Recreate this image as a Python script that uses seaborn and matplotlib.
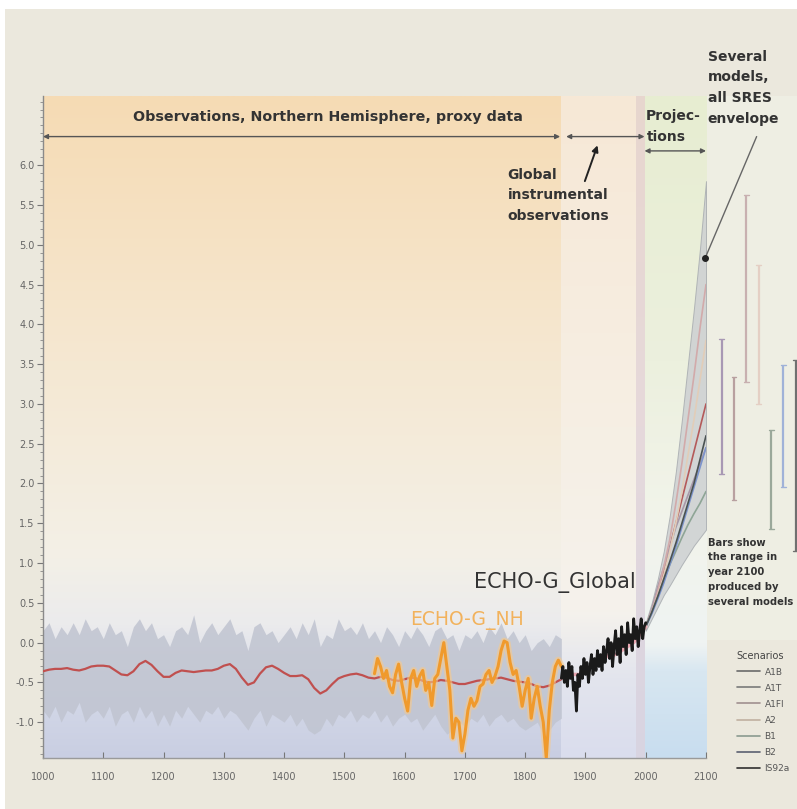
import numpy as np
import matplotlib.pyplot as plt
import seaborn as sns
from matplotlib.colors import LinearSegmentedColormap
from matplotlib.lines import Line2D
from matplotlib.patches import Rectangle

sns.set_style("ticks")
plt.rcParams["font.family"] = ["DejaVu Sans"]

# ---- data ----
proxy_years = np.arange(1000, 1861, 10)
proxy_upper = [0.15, 0.25, 0.05, 0.2, 0.1, 0.25, 0.1, 0.3, 0.15, 0.2,
               0.05, 0.25, 0.1, 0.15, -0.05, 0.2, 0.3, 0.15, 0.25, 0.05,
               0.1, -0.05, 0.15, 0.2, 0.1, 0.35, 0.0, 0.15, 0.25, 0.1,
               0.2, 0.3, 0.1, 0.15, -0.1, 0.2, 0.25, 0.1, 0.15, 0.0,
               0.1, 0.2, 0.05, 0.25, 0.1, 0.3, -0.05, 0.1, 0.05, 0.3,
               0.15, 0.2, 0.1, 0.25, 0.05, 0.15, 0.0, 0.2, 0.1, -0.05,
               0.15, 0.05, 0.2, 0.1, -0.05, 0.15, 0.2, 0.05, 0.1, -0.1,
               0.1, 0.05, 0.15, 0.0, 0.2, 0.1, 0.25, 0.05, 0.15, 0.0,
               0.1, -0.1, 0.0, 0.05, -0.05, 0.1, 0.05]
proxy_lower = [-0.85, -0.95, -0.8, -1.0, -0.85, -0.9, -0.75, -1.0, -0.9, -0.85,
               -0.95, -0.8, -1.05, -0.9, -0.85, -1.0, -0.8, -0.95, -0.85, -1.05,
               -0.9, -1.05, -0.85, -0.95, -0.8, -0.9, -1.0, -0.85, -0.9, -0.8,
               -0.95, -0.85, -0.9, -1.0, -1.1, -0.95, -0.85, -1.05, -0.9, -0.95,
               -1.0, -0.9, -1.05, -0.95, -1.1, -1.15, -1.1, -0.95, -1.05, -0.9,
               -0.95, -0.85, -1.0, -0.9, -0.95, -0.85, -1.0, -0.9, -1.05, -0.95,
               -0.9, -1.0, -0.95, -1.1, -1.0, -0.9, -1.05, -1.15, -1.1, -1.0,
               -1.05, -0.95, -1.0, -0.9, -1.05, -0.95, -0.9, -1.0, -0.95, -1.05,
               -1.1, -1.05, -1.0, -1.15, -1.1, -1.0, -0.95]
proxy_mean = [-0.36, -0.34, -0.33, -0.33, -0.32, -0.34, -0.35, -0.33, -0.3, -0.29,
              -0.29, -0.3, -0.35, -0.4, -0.41, -0.36, -0.27, -0.23, -0.28, -0.36,
              -0.43, -0.43, -0.38, -0.35, -0.36, -0.37, -0.36, -0.35, -0.35, -0.33,
              -0.29, -0.27, -0.33, -0.44, -0.53, -0.5, -0.39, -0.31, -0.29, -0.33,
              -0.38, -0.42, -0.42, -0.41, -0.46, -0.57, -0.64, -0.6, -0.52, -0.45,
              -0.42, -0.4, -0.39, -0.41, -0.44, -0.45, -0.43, -0.44, -0.47, -0.48,
              -0.46, -0.44, -0.45, -0.48, -0.5, -0.49, -0.47, -0.48, -0.5, -0.52,
              -0.52, -0.5, -0.48, -0.47, -0.46, -0.45, -0.44, -0.46, -0.48, -0.49,
              -0.5, -0.52, -0.55, -0.56, -0.54, -0.5, -0.46]

nh_years = np.arange(1550, 1861, 5)
echo_nh = [-0.39, -0.2, -0.3, -0.45, -0.35, -0.55, -0.63, -0.4, -0.27, -0.5,
           -0.7, -0.86, -0.45, -0.35, -0.55, -0.42, -0.35, -0.6, -0.5, -0.79,
           -0.45, -0.4, -0.2, 0.0, -0.3, -0.6, -1.2, -0.95, -1.0, -1.36,
           -1.15, -0.85, -0.7, -0.8, -0.73, -0.55, -0.52, -0.4, -0.35, -0.5,
           -0.42, -0.3, -0.1, 0.02, 0.0, -0.25, -0.4, -0.35, -0.55, -0.8,
           -0.6, -0.45, -0.95, -0.7, -0.55, -0.8, -1.0, -1.45, -0.85, -0.5,
           -0.3, -0.22, -0.3]

glob_years = np.arange(1860, 2000.1, 2.5)
echo_global = [-0.45, -0.3, -0.5, -0.35, -0.55, -0.25, -0.45, -0.3, -0.6, -0.5,
               -0.86, -0.4, -0.55, -0.3, -0.45, -0.2, -0.4, -0.25, -0.5, -0.3,
               -0.15, -0.4, -0.2, -0.35, -0.1, -0.3, -0.15, -0.35, -0.05, -0.25,
               -0.1, 0.05, -0.2, 0.0, -0.3, -0.05, 0.15, -0.15, 0.05, -0.25,
               0.2, -0.05, 0.1, -0.15, 0.25, 0.0, 0.1, -0.1, 0.3, 0.05,
               0.2, -0.05, 0.15, 0.3, 0.05, 0.2, 0.25]

instr_years = np.arange(1860, 2001, 10)
instr_mean = [-0.45, -0.42, -0.4, -0.4, -0.35, -0.3, -0.25, -0.2, -0.15, -0.15,
              -0.1, -0.05, 0.0, 0.1, 0.2]

proj_years = np.arange(2000, 2101, 10)
env_upper = [0.25, 0.5, 0.8, 1.15, 1.6, 2.15, 2.8, 3.5, 4.2, 4.95, 5.8]
env_lower = [0.15, 0.3, 0.45, 0.6, 0.72, 0.85, 0.98, 1.1, 1.22, 1.32, 1.42]

scenarios = ["A1B", "A1T", "A1FI", "A2", "B1", "B2", "IS92a"]
scen_values = {
    "A1B": [0.2, 0.4, 0.65, 0.9, 1.2, 1.5, 1.8, 2.1, 2.4, 2.7, 3.0],
    "A1T": [0.2, 0.42, 0.7, 0.95, 1.2, 1.45, 1.65, 1.85, 2.05, 2.25, 2.45],
    "A1FI": [0.2, 0.4, 0.65, 0.95, 1.3, 1.75, 2.25, 2.8, 3.35, 3.95, 4.5],
    "A2": [0.2, 0.38, 0.6, 0.85, 1.15, 1.5, 1.9, 2.35, 2.8, 3.3, 3.8],
    "B1": [0.2, 0.38, 0.58, 0.78, 0.98, 1.15, 1.32, 1.48, 1.62, 1.75, 1.9],
    "B2": [0.2, 0.36, 0.55, 0.75, 0.98, 1.2, 1.45, 1.7, 1.95, 2.2, 2.45],
    "IS92a": [0.2, 0.38, 0.58, 0.8, 1.02, 1.25, 1.5, 1.75, 2.0, 2.3, 2.6],
}
bar_low = [2.12, 1.79, 3.28, 3.0, 1.43, 1.96, 1.15]
bar_high = [3.81, 3.34, 5.63, 4.75, 2.67, 3.49, 3.55]

scen_colors = ["#b45a5a", "#a898a8", "#d2aaaa", "#e2cdb8", "#8ea596", "#7c94cc", "#4a5252"]
bar_colors = ["#a898b4", "#b8a0a0", "#c8b0b0", "#e4cfc4", "#9aa89a", "#a0b2d8", "#707070"]

# ---- figure ----
W, H = 797, 809
fig = plt.figure(figsize=(W / 100, H / 100), dpi=100, facecolor="white")
fig.patches.append(Rectangle((5 / W, 0), 1, 1 - 9 / H, transform=fig.transFigure,
                             facecolor="#ebe8dd", edgecolor="none", zorder=-10))
fig.patches.append(Rectangle((706 / W, 1 - 640 / H), 91 / W, 544 / H,
                             transform=fig.transFigure, facecolor="#eeeee3",
                             edgecolor="none", zorder=-9))
ax = fig.add_axes([43 / W, 51 / H, 663 / W, 662 / H])
ax.set_facecolor("none")
ymin, ymax = -1.45, 6.87


# gradient backgrounds
def band(x0, x1, stops):
    cmap = LinearSegmentedColormap.from_list("g", stops)
    grad = np.linspace(0, 1, 256).reshape(-1, 1)
    ax.imshow(grad, cmap=cmap, extent=[x0, x1, ymin, ymax], origin="lower",
              aspect="auto", zorder=0, interpolation="bilinear")


band(1000, 1860, [(0, "#c9cee2"), (0.1, "#d4d9e8"), (0.2, "#ebebed"),
                  (0.3, "#f3f0e7"), (0.6, "#f5e8d2"), (1, "#f6dbb4")])
band(1860, 1984, [(0, "#dadded"), (0.12, "#e3e5ee"), (0.22, "#f5f2ec"),
                  (0.5, "#f6efe4"), (1, "#f7e8d6")])
band(1984, 1998, [(0, "#d8d4e2"), (0.5, "#e6d9db"), (1, "#e8d6ce")])
band(1998, 2100, [(0, "#c8ddef"), (0.13, "#d8e7f1"), (0.17, "#eff3f3"),
                  (0.35, "#f2f4eb"), (0.6, "#ecf0de"), (1, "#e7edd1")])
ax.set_xlim(1000, 2100)
ax.set_ylim(ymin, ymax)

# proxy envelope and mean
ax.fill_between(proxy_years, proxy_lower, proxy_upper, color="#c0c4d0",
                alpha=0.85, linewidth=0, zorder=1)
sns.lineplot(x=proxy_years, y=proxy_mean, ax=ax, color="#c0504f",
             linewidth=1.6, zorder=3)

# ECHO-G NH
sns.lineplot(x=nh_years, y=echo_nh, ax=ax, color="#f7c98a", linewidth=5,
             alpha=0.6, zorder=4)
sns.lineplot(x=nh_years, y=echo_nh, ax=ax, color="#f09a2c", linewidth=2.2,
             zorder=5)

# instrumental and ECHO-G global
sns.lineplot(x=instr_years, y=instr_mean, ax=ax, color="#e8a6b0",
             linewidth=2.5, zorder=4)
sns.lineplot(x=glob_years, y=echo_global, ax=ax, color="#1a1a1a",
             linewidth=2.0, zorder=6)

# projections
ax.fill_between(proj_years, env_lower, env_upper, color="#cdd0d2",
                alpha=0.85, edgecolor="#a8acb0", linewidth=0.7, zorder=2)
for name, col in zip(scenarios, scen_colors):
    sns.lineplot(x=proj_years, y=scen_values[name], ax=ax, color=col,
                 linewidth=1.2, zorder=3)

# range bars in 2100 (drawn right of the axes)
bar_x = 2126 + 20.5 * np.arange(len(scenarios))
for xb, lo, hi, col in zip(bar_x, bar_low, bar_high, bar_colors):
    ax.plot([xb, xb], [lo, hi], color=col, linewidth=1.6, clip_on=False,
            solid_capstyle="butt")
    for yy in (lo, hi):
        ax.plot([xb - 4, xb + 4], [yy, yy], color=col, linewidth=1.0,
                clip_on=False)

# axes styling
sns.despine(ax=ax, top=True, right=True)
ax.spines["left"].set_color("#8a8a8a")
ax.spines["bottom"].set_color("#9a9a9a")
ax.spines["left"].set_linewidth(1.0)
ax.spines["bottom"].set_linewidth(1.0)
ax.set_yticks(np.arange(-1.0, 6.01, 0.5))
ax.set_yticks(np.arange(-1.4, 6.81, 0.1), minor=True)
ax.set_yticklabels([f"{v:.1f}" for v in np.arange(-1.0, 6.01, 0.5)])
ax.set_xticks(np.arange(1000, 2101, 100))
ax.tick_params(axis="y", which="major", length=4, width=0.8, color="#777",
               labelsize=7, labelcolor="#666", pad=2)
ax.tick_params(axis="y", which="minor", length=2.5, width=0.6, color="#888")
ax.tick_params(axis="x", which="major", direction="in", length=4, width=0.8,
               color="#777", labelsize=7, labelcolor="#666", pad=10)
ax.set_xlabel("")
ax.set_ylabel("")

txt = "#333333"
arrow_kw = dict(arrowstyle="<|-|>", color="#555555", lw=1.0,
                mutation_scale=7, shrinkA=0, shrinkB=0)
ax.annotate("", xy=(1000, 6.36), xytext=(1858, 6.36), arrowprops=arrow_kw,
            annotation_clip=False)
ax.annotate("", xy=(1868, 6.36), xytext=(1998, 6.36), arrowprops=arrow_kw,
            annotation_clip=False)
ax.annotate("", xy=(1998, 6.18), xytext=(2100, 6.18), arrowprops=arrow_kw,
            annotation_clip=False)
ax.text(1473, 6.6, "Observations, Northern Hemisphere, proxy data",
        ha="center", va="center", fontsize=10.3, fontweight="bold", color=txt)
ax.text(1771, 5.97, "Global\ninstrumental\nobservations", ha="left",
        va="top", fontsize=10, fontweight="bold", color=txt, linespacing=1.6)
ax.annotate("", xy=(1920, 6.25), xytext=(1899, 5.8),
            arrowprops=dict(arrowstyle="-|>", color="#222", lw=1.4,
                            mutation_scale=9, shrinkA=0, shrinkB=0))
ax.text(2000, 6.62, "Projec-", ha="left", va="center", fontsize=10,
        fontweight="bold", color=txt)
ax.text(2002, 6.36, "tions", ha="left", va="center", fontsize=10,
        fontweight="bold", color=txt)
ax.text(2103, 7.45, "Several\nmodels,\nall SRES\nenvelope", ha="left",
        va="top", fontsize=10, fontweight="bold", color=txt, linespacing=1.6)
ax.annotate("", xy=(2099, 4.84), xytext=(2184, 6.36),
            arrowprops=dict(arrowstyle="-", color="#666", lw=1.0,
                            shrinkA=0, shrinkB=0), annotation_clip=False)
ax.plot([2099], [4.84], "o", color="#222", markersize=4, clip_on=False, zorder=7)
ax.text(2103, 1.32, "Bars show\nthe range in\nyear 2100\nproduced by\nseveral models",
        ha="left", va="top", fontsize=7.2, fontweight="bold", color=txt,
        linespacing=1.6)

ax.text(1715, 0.75, "ECHO-G_Global", ha="left", va="center", fontsize=15,
        color="#333333")
ax.text(1609, 0.28, "ECHO-G_NH", ha="left", va="center", fontsize=13.5,
        color="#f2b25c")

handles = [Line2D([0], [0], color=c, lw=1.2) for c in
           ["#6a6a6a", "#7a7a7a", "#a09090", "#c0b0a0", "#8a9a90", "#5a6070", "#303030"]]
leg = fig.legend(handles, scenarios, title="Scenarios", loc="upper left",
                 bbox_to_anchor=(732 / W, 1 - 646 / H), frameon=False,
                 fontsize=6.5, title_fontsize=7, handlelength=2.6,
                 labelspacing=0.78, handletextpad=0.5, borderpad=0,
                 alignment="left")
for t in leg.get_texts():
    t.set_color("#555")
leg.get_title().set_color("#444")

fig.savefig("out.png", dpi=100, facecolor=fig.get_facecolor())
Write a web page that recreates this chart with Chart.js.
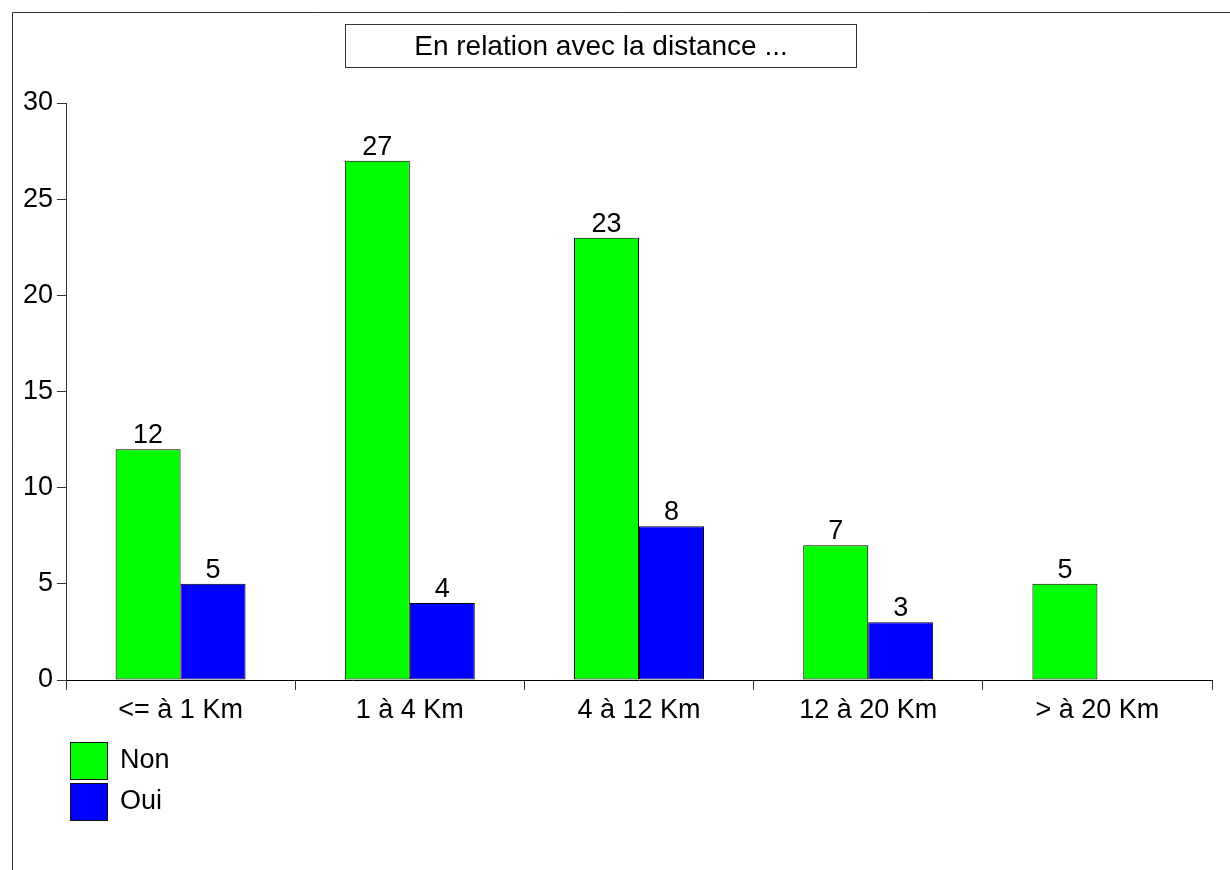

What you have to do: Both the first line of the records above and the line containing "from matplotlib.patches import Rectangle" belong in the copy; please return them and every line between, exactly, minus the pictures.

Reply:
Recreate this image as a Python script that uses seaborn and matplotlib.
import numpy as np
import matplotlib.pyplot as plt
import seaborn as sns
from matplotlib.colors import LinearSegmentedColormap
from matplotlib.lines import Line2D
from matplotlib.patches import Rectangle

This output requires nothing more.